Go through the data and copy every line exactly, but not the images.

════════════════

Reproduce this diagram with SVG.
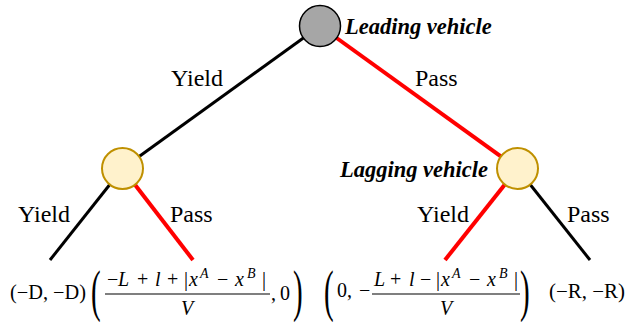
<svg xmlns="http://www.w3.org/2000/svg" width="637" height="322" viewBox="0 0 637 322">
<defs>
<style>
.eb{stroke:#000;stroke-width:3;fill:none}
.er{stroke:#ff0000;stroke-width:4;fill:none}
.top{fill:#a6a6a6;stroke:#000;stroke-width:1.5}
.mid{fill:#fff2cc;stroke:#bf9000;stroke-width:2}
.bar{stroke:#000;stroke-width:1.2}
</style>
</defs>
<g id="connectors">
<line class="eb" x1="320" y1="26" x2="122.5" y2="168.5"/>
<line class="er" x1="320" y1="26" x2="517.5" y2="168.5"/>
<line class="eb" x1="122.5" y1="168.5" x2="50" y2="260"/>
<line class="er" x1="122.5" y1="168.5" x2="193" y2="260"/>
<line class="er" x1="517.5" y1="168.5" x2="445" y2="260"/>
<line class="eb" x1="517.5" y1="168.5" x2="590" y2="260"/>
<text x="171" y="86" font-family="Liberation Serif" font-size="24">Yield</text>
<text x="415" y="86" font-family="Liberation Serif" font-size="24">Pass</text>
<text x="18" y="222" font-family="Liberation Serif" font-size="24">Yield</text>
<text x="170" y="222" font-family="Liberation Serif" font-size="24">Pass</text>
<text x="417" y="222" font-family="Liberation Serif" font-size="24">Yield</text>
<text x="567" y="222" font-family="Liberation Serif" font-size="24">Pass</text>
</g>
<g id="leading">
<circle class="top" cx="320" cy="26" r="20.5"/>
<text x="345" y="34" font-family="Liberation Serif" font-size="22.5" font-weight="bold" font-style="italic">Leading vehicle</text>
</g>
<g id="left-node">
<circle class="mid" cx="122.5" cy="168.5" r="20.5"/>
</g>
<g id="lagging">
<circle class="mid" cx="517.5" cy="168.5" r="20.5"/>
<text x="488" y="177" text-anchor="end" font-family="Liberation Serif" font-size="22.5" font-weight="bold" font-style="italic">Lagging vehicle</text>
</g>
<g id="payoff-yy">
<text x="10" y="299" textLength="76" lengthAdjust="spacingAndGlyphs" font-family="Liberation Serif" font-size="20">(−D, −D)</text>
</g>
<g id="payoff-yp">
<text transform="translate(91,309.5) scale(0.5,1)" font-family="Liberation Serif" font-size="58">(</text>
<text font-family="Liberation Serif" font-size="20"><tspan x="107" y="286">−</tspan><tspan font-style="italic" x="118">L</tspan><tspan x="137">+</tspan><tspan font-style="italic" x="155">l</tspan><tspan x="167">+</tspan><tspan x="184">|</tspan><tspan font-style="italic" x="189">x</tspan><tspan font-style="italic" font-size="14" x="200" y="278">A</tspan><tspan x="217" y="286">−</tspan><tspan font-style="italic" x="235">x</tspan><tspan font-style="italic" font-size="14" x="247" y="278">B</tspan><tspan x="262" y="286">|</tspan></text>
<line class="bar" x1="105" y1="294" x2="270" y2="294"/>
<text x="181" y="315" font-family="Liberation Serif" font-size="20" font-style="italic">V</text>
<text x="271" y="300" font-family="Liberation Serif" font-size="20">,</text>
<text x="280" y="300" font-family="Liberation Serif" font-size="20">0</text>
<text transform="translate(293,309.5) scale(0.5,1)" font-family="Liberation Serif" font-size="58">)</text>
</g>
<g id="payoff-py">
<text transform="translate(324,309.5) scale(0.5,1)" font-family="Liberation Serif" font-size="58">(</text>
<text x="337" y="297" font-family="Liberation Serif" font-size="20">0,</text>
<text x="359" y="297" font-family="Liberation Serif" font-size="20">−</text>
<text font-family="Liberation Serif" font-size="20"><tspan font-style="italic" x="374" y="286">L</tspan><tspan x="390">+</tspan><tspan font-style="italic" x="409">l</tspan><tspan x="420">−</tspan><tspan x="436">|</tspan><tspan font-style="italic" x="441">x</tspan><tspan font-style="italic" font-size="14" x="452" y="278">A</tspan><tspan x="469" y="286">−</tspan><tspan font-style="italic" x="487">x</tspan><tspan font-style="italic" font-size="14" x="499" y="278">B</tspan><tspan x="514" y="286">|</tspan></text>
<line class="bar" x1="372" y1="294" x2="520" y2="294"/>
<text x="440" y="315" font-family="Liberation Serif" font-size="20" font-style="italic">V</text>
<text transform="translate(520,309.5) scale(0.5,1)" font-family="Liberation Serif" font-size="58">)</text>
</g>
<g id="payoff-pp">
<text x="549" y="298" textLength="76" lengthAdjust="spacingAndGlyphs" font-family="Liberation Serif" font-size="20">(−R, −R)</text>
</g>
</svg>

════════════════

WRITTEN REPLY.
Reproduce this diagram with SVG.
<svg xmlns="http://www.w3.org/2000/svg" width="637" height="322" viewBox="0 0 637 322">
<defs>
<style>
.eb{stroke:#000;stroke-width:3;fill:none}
.er{stroke:#ff0000;stroke-width:4;fill:none}
.top{fill:#a6a6a6;stroke:#000;stroke-width:1.5}
.mid{fill:#fff2cc;stroke:#bf9000;stroke-width:2}
.bar{stroke:#000;stroke-width:1.2}
</style>
</defs>
<g id="connectors">
<line class="eb" x1="320" y1="26" x2="122.5" y2="168.5"/>
<line class="er" x1="320" y1="26" x2="517.5" y2="168.5"/>
<line class="eb" x1="122.5" y1="168.5" x2="50" y2="260"/>
<line class="er" x1="122.5" y1="168.5" x2="193" y2="260"/>
<line class="er" x1="517.5" y1="168.5" x2="445" y2="260"/>
<line class="eb" x1="517.5" y1="168.5" x2="590" y2="260"/>
<text x="171" y="86" font-family="Liberation Serif" font-size="24">Yield</text>
<text x="415" y="86" font-family="Liberation Serif" font-size="24">Pass</text>
<text x="18" y="222" font-family="Liberation Serif" font-size="24">Yield</text>
<text x="170" y="222" font-family="Liberation Serif" font-size="24">Pass</text>
<text x="417" y="222" font-family="Liberation Serif" font-size="24">Yield</text>
<text x="567" y="222" font-family="Liberation Serif" font-size="24">Pass</text>
</g>
<g id="leading">
<circle class="top" cx="320" cy="26" r="20.5"/>
<text x="345" y="34" font-family="Liberation Serif" font-size="22.5" font-weight="bold" font-style="italic">Leading vehicle</text>
</g>
<g id="left-node">
<circle class="mid" cx="122.5" cy="168.5" r="20.5"/>
</g>
<g id="lagging">
<circle class="mid" cx="517.5" cy="168.5" r="20.5"/>
<text x="488" y="177" text-anchor="end" font-family="Liberation Serif" font-size="22.5" font-weight="bold" font-style="italic">Lagging vehicle</text>
</g>
<g id="payoff-yy">
<text x="10" y="299" textLength="76" lengthAdjust="spacingAndGlyphs" font-family="Liberation Serif" font-size="20">(−D, −D)</text>
</g>
<g id="payoff-yp">
<text transform="translate(91,309.5) scale(0.5,1)" font-family="Liberation Serif" font-size="58">(</text>
<text font-family="Liberation Serif" font-size="20"><tspan x="107" y="286">−</tspan><tspan font-style="italic" x="118">L</tspan><tspan x="137">+</tspan><tspan font-style="italic" x="155">l</tspan><tspan x="167">+</tspan><tspan x="184">|</tspan><tspan font-style="italic" x="189">x</tspan><tspan font-style="italic" font-size="14" x="200" y="278">A</tspan><tspan x="217" y="286">−</tspan><tspan font-style="italic" x="235">x</tspan><tspan font-style="italic" font-size="14" x="247" y="278">B</tspan><tspan x="262" y="286">|</tspan></text>
<line class="bar" x1="105" y1="294" x2="270" y2="294"/>
<text x="181" y="315" font-family="Liberation Serif" font-size="20" font-style="italic">V</text>
<text x="271" y="300" font-family="Liberation Serif" font-size="20">,</text>
<text x="280" y="300" font-family="Liberation Serif" font-size="20">0</text>
<text transform="translate(293,309.5) scale(0.5,1)" font-family="Liberation Serif" font-size="58">)</text>
</g>
<g id="payoff-py">
<text transform="translate(324,309.5) scale(0.5,1)" font-family="Liberation Serif" font-size="58">(</text>
<text x="337" y="297" font-family="Liberation Serif" font-size="20">0,</text>
<text x="359" y="297" font-family="Liberation Serif" font-size="20">−</text>
<text font-family="Liberation Serif" font-size="20"><tspan font-style="italic" x="374" y="286">L</tspan><tspan x="390">+</tspan><tspan font-style="italic" x="409">l</tspan><tspan x="420">−</tspan><tspan x="436">|</tspan><tspan font-style="italic" x="441">x</tspan><tspan font-style="italic" font-size="14" x="452" y="278">A</tspan><tspan x="469" y="286">−</tspan><tspan font-style="italic" x="487">x</tspan><tspan font-style="italic" font-size="14" x="499" y="278">B</tspan><tspan x="514" y="286">|</tspan></text>
<line class="bar" x1="372" y1="294" x2="520" y2="294"/>
<text x="440" y="315" font-family="Liberation Serif" font-size="20" font-style="italic">V</text>
<text transform="translate(520,309.5) scale(0.5,1)" font-family="Liberation Serif" font-size="58">)</text>
</g>
<g id="payoff-pp">
<text x="549" y="298" textLength="76" lengthAdjust="spacingAndGlyphs" font-family="Liberation Serif" font-size="20">(−R, −R)</text>
</g>
</svg>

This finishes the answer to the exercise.